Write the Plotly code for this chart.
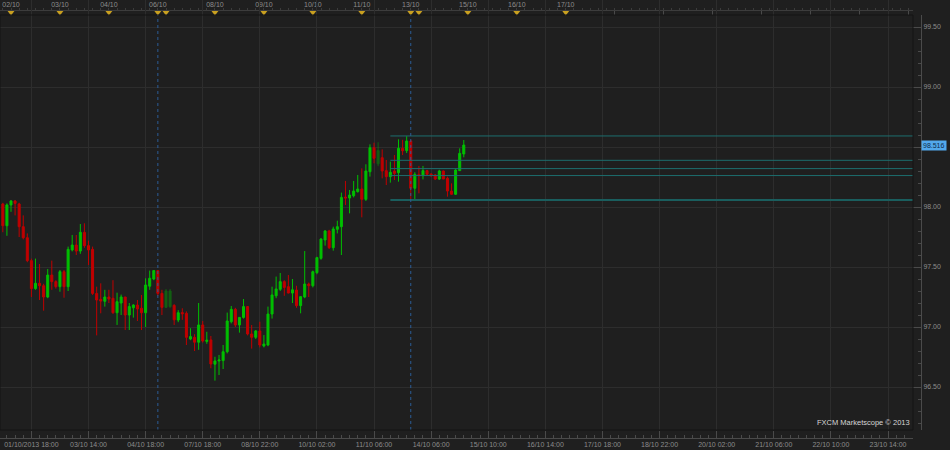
import plotly.graph_objects as go

# ---------------- data (2-hour candles, x = bar number, 0 = 02/10 00:00) ----------------
bar_no = list(range(-2, 112))
opens = [98.025, 97.844, 98.017, 98.050, 98.025, 97.836, 97.744, 97.553, 97.320, 97.364,
         97.344, 97.250, 97.433, 97.378, 97.336, 97.461, 97.336, 97.642, 97.683, 97.633,
         97.789, 97.678, 97.647, 97.280, 97.230, 97.214, 97.250, 97.239, 97.119, 97.200,
         97.250, 97.100, 97.160, 97.183, 97.156, 97.119, 97.340, 97.400, 97.470, 97.280,
         97.164, 97.170, 97.180, 97.058, 97.120, 97.114, 96.900, 96.914, 96.873, 97.017,
         96.880, 96.892, 96.690, 96.717, 96.720, 96.794, 97.044, 97.147, 97.017, 97.080,
         97.170, 96.942, 96.914, 96.967, 96.842, 96.850, 97.108, 97.260, 97.314, 97.378,
         97.336, 97.283, 97.308, 97.178, 97.250, 97.358, 97.344, 97.453, 97.572, 97.725,
         97.800, 97.661, 97.814, 97.836, 98.083, 98.075, 98.094, 98.128, 98.150, 98.064,
         98.294, 98.494, 98.360, 98.411, 98.303, 98.253, 98.300, 98.286, 98.489, 98.470,
         98.550, 98.156, 98.272, 98.261, 98.303, 98.275, 98.267, 98.233, 98.300, 98.239,
         98.133, 98.106, 98.303, 98.442]
highs = [98.035, 98.030, 98.058, 98.058, 98.035, 97.930, 97.780, 97.570, 97.570, 97.525,
         97.360, 97.483, 97.553, 97.390, 97.475, 97.475, 97.670, 97.767, 97.767, 97.858,
         97.864, 97.720, 97.670, 97.336, 97.364, 97.310, 97.310, 97.390, 97.286, 97.270,
         97.250, 97.200, 97.190, 97.225, 97.267, 97.406, 97.470, 97.475, 97.475, 97.310,
         97.317, 97.317, 97.190, 97.140, 97.156, 97.130, 96.990, 96.940, 97.200, 97.050,
         96.960, 96.925, 96.752, 96.767, 96.850, 97.120, 97.175, 97.160, 97.040, 97.233,
         97.175, 97.017, 96.975, 97.044, 96.933, 97.170, 97.336, 97.420, 97.450, 97.390,
         97.433, 97.400, 97.344, 97.250, 97.633, 97.370, 97.470, 97.585, 97.740, 97.808,
         97.810, 97.836, 97.886, 98.120, 98.217, 98.142, 98.217, 98.267, 98.322, 98.356,
         98.522, 98.536, 98.540, 98.480, 98.392, 98.378, 98.433, 98.564, 98.560, 98.590,
         98.560, 98.290, 98.342, 98.342, 98.310, 98.280, 98.275, 98.310, 98.303, 98.253,
         98.197, 98.320, 98.489, 98.558]
lows = [97.790, 97.760, 97.960, 97.930, 97.750, 97.730, 97.540, 97.250, 97.310, 97.225,
        97.136, 97.240, 97.310, 97.320, 97.294, 97.244, 97.300, 97.630, 97.600, 97.610,
        97.660, 97.517, 97.267, 96.930, 97.114, 97.170, 97.200, 97.110, 97.017, 97.100,
        96.975, 96.975, 97.078, 97.050, 96.975, 97.000, 97.310, 97.390, 97.260, 97.100,
        97.160, 97.160, 97.017, 97.040, 97.060, 96.850, 96.890, 96.800, 96.810, 96.870,
        96.860, 96.656, 96.553, 96.600, 96.650, 96.780, 97.030, 97.000, 96.953, 97.070,
        96.930, 96.820, 96.900, 96.830, 96.830, 96.840, 97.070, 97.240, 97.300, 97.260,
        97.280, 97.200, 97.160, 97.114, 97.240, 97.250, 97.330, 97.440, 97.560, 97.678,
        97.650, 97.636, 97.780, 97.600, 98.017, 97.947, 98.080, 98.120, 97.914, 98.050,
        98.253, 98.364, 98.340, 98.239, 98.183, 98.203, 98.225, 98.211, 98.433, 98.450,
        98.058, 98.058, 98.114, 98.230, 98.260, 98.250, 98.225, 98.225, 98.236, 98.086,
        98.100, 98.100, 98.300, 98.414]
closes = [97.844, 98.017, 98.050, 98.030, 97.836, 97.744, 97.553, 97.320, 97.364, 97.344,
          97.250, 97.433, 97.378, 97.336, 97.461, 97.336, 97.647, 97.683, 97.633, 97.789,
          97.678, 97.642, 97.280, 97.225, 97.216, 97.250, 97.233, 97.119, 97.211, 97.250,
          97.100, 97.170, 97.183, 97.150, 97.119, 97.350, 97.406, 97.470, 97.280, 97.164,
          97.300, 97.300, 97.060, 97.119, 97.110, 96.914, 96.920, 96.873, 97.017, 96.883,
          96.890, 96.692, 96.717, 96.725, 96.794, 97.050, 97.147, 97.017, 97.080, 97.170,
          96.942, 96.914, 96.967, 96.850, 96.858, 97.108, 97.267, 97.317, 97.378, 97.330,
          97.283, 97.310, 97.178, 97.253, 97.358, 97.344, 97.461, 97.578, 97.733, 97.800,
          97.661, 97.817, 97.836, 98.080, 98.075, 98.100, 98.133, 98.150, 98.064, 98.300,
          98.494, 98.406, 98.470, 98.300, 98.253, 98.289, 98.280, 98.489, 98.469, 98.550,
          98.156, 98.272, 98.261, 98.303, 98.272, 98.261, 98.233, 98.300, 98.233, 98.133,
          98.106, 98.308, 98.447, 98.516]
dim_bars = [38, 39, 90]

# bottom time axis
time_ticks = [5, 19, 33, 47, 61, 75, 89, 103, 117, 131, 145, 159, 173, 187, 201, 215]
time_labels = ["01/10/2013 18:00", "03/10 14:00", "04/10 18:00", "07/10 18:00", "08/10 22:00",
               "10/10 02:00", "11/10 06:00", "14/10 06:00", "15/10 10:00", "16/10 14:00",
               "17/10 18:00", "18/10 22:00", "20/10 02:00", "21/10 06:00", "22/10 10:00",
               "23/10 14:00"]
# top day axis
day_ticks = [0, 12, 24, 36, 38, 50, 62, 74, 86, 98, 100, 112, 124, 136,
             148, 160, 172, 184, 196, 208, 220]
day_labels = ["02/10", "03/10", "04/10", "06/10", "", "08/10", "09/10", "10/10", "11/10",
              "13/10", "", "15/10", "16/10", "17/10", "", "", "", "", "", "", ""]
day_markers = [0, 12, 24, 36, 38, 50, 62, 74, 86, 98, 100, 112, 124, 136]
session_breaks = [36, 98]

price_ticks = [96.5, 97.0, 97.5, 98.0, 98.5, 99.0, 99.5]
price_labels = ["96.50", "97.00", "97.50", "98.00", "", "99.00", "99.50"]  # 98.50 hidden by price box
level_start = 93
levels = [98.592, 98.389, 98.320, 98.262, 98.058]
last_price = 98.516

# ---------------- figure ----------------
X_RANGE = [-2.697, 221.13]
Y_RANGE = [96.1417, 99.6]
GREEN = "#00bf00"
RED = "#c00000"
AXC = "#8c8c8c"
FONT = "Liberation Sans"

norm = [k for k, b in enumerate(bar_no) if b not in dim_bars]
dim = [k for k, b in enumerate(bar_no) if b in dim_bars]


def pick(lst, idx):
    return [lst[k] for k in idx]


fig = go.Figure()
for idx, op in ((norm, 1.0), (dim, 0.4)):
    fig.add_trace(go.Candlestick(
        x=pick(bar_no, idx), open=pick(opens, idx), high=pick(highs, idx),
        low=pick(lows, idx), close=pick(closes, idx),
        increasing=dict(line=dict(color=GREEN, width=1), fillcolor=GREEN),
        decreasing=dict(line=dict(color=RED, width=1), fillcolor=RED),
        whiskerwidth=0, opacity=op, hoverinfo="skip", showlegend=False))

for i, lv in enumerate(levels):
    fig.add_trace(go.Scatter(
        x=[level_start, X_RANGE[1]], y=[lv, lv], mode="lines",
        line=dict(color="#1d6e6e" if i < 4 else "#1a5e5e", width=1 if i < 4 else 2),
        hoverinfo="skip", showlegend=False))

fig.add_trace(go.Scatter(
    x=day_markers, y=[0.17] * len(day_markers), mode="markers",
    marker=dict(symbol="triangle-down", size=6, color="#c9a020", line=dict(width=0)),
    xaxis="x", yaxis="y3", hoverinfo="skip", showlegend=False, cliponaxis=False))
fig.add_trace(go.Scatter(x=[day_ticks[0]], y=[None], xaxis="x2", yaxis="y",
                         showlegend=False, hoverinfo="skip"))

for b in session_breaks:
    fig.add_shape(type="line", xref="x", yref="y domain", x0=b, x1=b, y0=0, y1=1,
                  line=dict(color="#2b5c96", width=1, dash="dot"))

fig.add_shape(type="rect", xref="x domain", yref="y domain", x0=0, x1=1, y0=0, y1=1,
              line=dict(color="#141414", width=1))

PH = 438.0
PW = 921.0
fig.update_layout(
    width=950, height=450,
    margin=dict(l=0, r=29, t=0, b=12, pad=0, autoexpand=False),
    paper_bgcolor="#1f1f1f", plot_bgcolor="#1f1f1f",
    font=dict(family=FONT, size=7, color=AXC),
    showlegend=False,
    xaxis=dict(
        domain=[0, 913 / PW], range=X_RANGE, anchor="free", position=0,
        rangeslider=dict(visible=False),
        tickmode="array", tickvals=time_ticks, ticktext=time_labels,
        ticks="inside", ticklen=7, tickcolor="#4a4a4a", tickwidth=1,
        showline=True, linecolor="#4a4a4a", linewidth=1,
        showgrid=True, gridcolor="#2d2d2d", gridwidth=1, zeroline=False,
        tickfont=dict(size=7, color=AXC, family=FONT),
        minor=dict(ticks="inside", ticklen=3, tick0=1, dtick=2, tickcolor="#4a4a4a",
                   showgrid=False),
    ),
    xaxis2=dict(
        domain=[0, 913 / PW], range=X_RANGE, overlaying="x", anchor="free",
        position=(PH - 10) / PH, side="top",
        tickmode="array", tickvals=day_ticks, ticktext=day_labels,
        ticks="inside", ticklen=4, tickcolor="#4a4a4a",
        showline=True, linecolor="#3c3c3c", showgrid=False, zeroline=False,
        tickfont=dict(size=7, color=AXC, family=FONT),
        minor=dict(ticks="outside", ticklen=2, tick0=0, dtick=2, tickcolor="#3c3c3c",
                   showgrid=False),
    ),
    yaxis=dict(
        domain=[(PH - 430) / PH, (PH - 15) / PH], range=Y_RANGE,
        anchor="free", position=1, side="right",
        tickmode="array", tickvals=price_ticks, ticktext=price_labels,
        ticks="inside", ticklen=8, tickcolor="#4a4a4a",
        showline=True, linecolor="#4a4a4a",
        showgrid=True, gridcolor="#2d2d2d", zeroline=False,
        tickfont=dict(size=7, color=AXC, family=FONT),
        minor=dict(ticks="inside", ticklen=3, tick0=0, dtick=0.1, tickcolor="#4a4a4a",
                   showgrid=False),
    ),
    yaxis3=dict(domain=[(PH - 15) / PH, 1], range=[0, 1], visible=False,
                anchor="x", fixedrange=True),
    annotations=[
        dict(xref="paper", x=1, xanchor="left", yref="y", y=last_price, yanchor="middle",
             text="98.516", showarrow=False, bgcolor="#52a8ec", borderpad=1,
             font=dict(size=7, color="#0f2c4a", family=FONT)),
        dict(xref="x domain", x=1, xanchor="right", xshift=-1, yref="y domain", y=0,
             yanchor="bottom", yshift=1, text="FXCM Marketscope © 2013", showarrow=False,
             font=dict(size=7.5, color="#d6d6d6", family=FONT)),
    ],
)

fig.write_html("out.html",
               config={"displayModeBar": False, "staticPlot": True},
               post_script="document.body.style.margin='0';"
                           "document.body.style.overflow='hidden';"
                           "document.body.style.background='#1f1f1f';")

• [Work required]: Transcribe exactly, with no pictures, the lines running from the first line of the material through the line holding "import plotly.graph_objects as go".

• [Written response]:
Write the Plotly code for this chart.
import plotly.graph_objects as go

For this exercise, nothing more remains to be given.